By ourselves, we can perhaps make it to the 99 percent mark of being 'good enough' by our own standard (I'm yet to meet anyone who is anywhere near that). But yet that 1 percent means that we could never meet God's standard: given that he is eternal and all powerful. You might be white, but only as white as snow, which despite its appearance has a tiny microscopic spec of dirt at the core. Which is why the Psalmist in Psalm 51:7 asks God to "Cleanse me with hyssop, and I will be clean; wash me, and I will be whiter than snow."

So yeah, it's fine to not agree with God but if you don't agree with God you also must accept that God might not agree with you. In fact, God won't agree that you are good enough to keep to your own standard. He won't agree that you alone can decide your best destiny. And he won't agree that you don't need Him.

Psalm 139:13 "For you created my inmost being; you knit me together in my mother's womb."
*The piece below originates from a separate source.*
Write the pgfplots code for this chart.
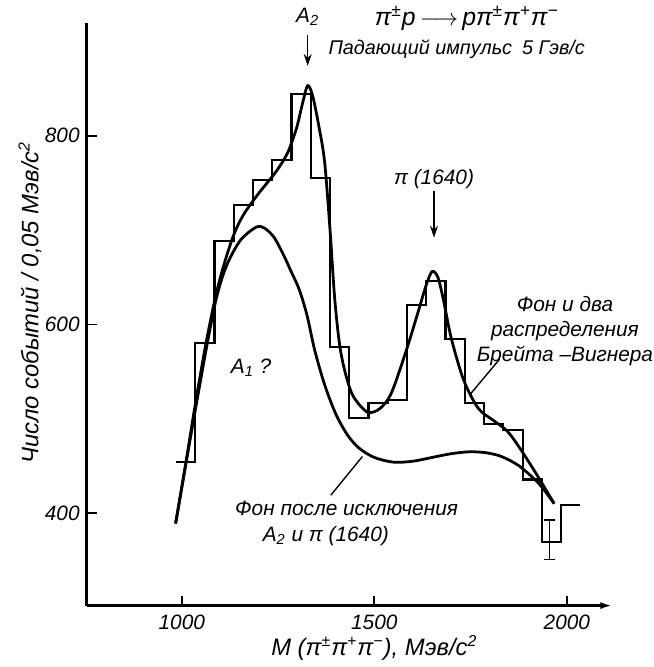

God for you might be the God you don't agree with. I still don't always agree with God when he drops gifts or people in my life. Sometimes it just adds extra difficulty, with me being unable to see the bigger picture of my own life. And that's where faith comes into it all. Unfortunately I was never promised that life would be easy or fair. But I never got to choose where I would be born or as whom either. It is a fallacy to think we have any real control over our own lives - as great a fallacy as it is to believe that we have any right to disagree with God - because in the end God is always good, He is always great and He is above and beyond anything we can imagine or dream. 

My friend may have been struggling with why God doesn't just save everyone. I'd like to believe it's Him giving us the chance to realise that we truly need to agree with His Will and that our limited human free will is best aligned with His in true, glorious worship.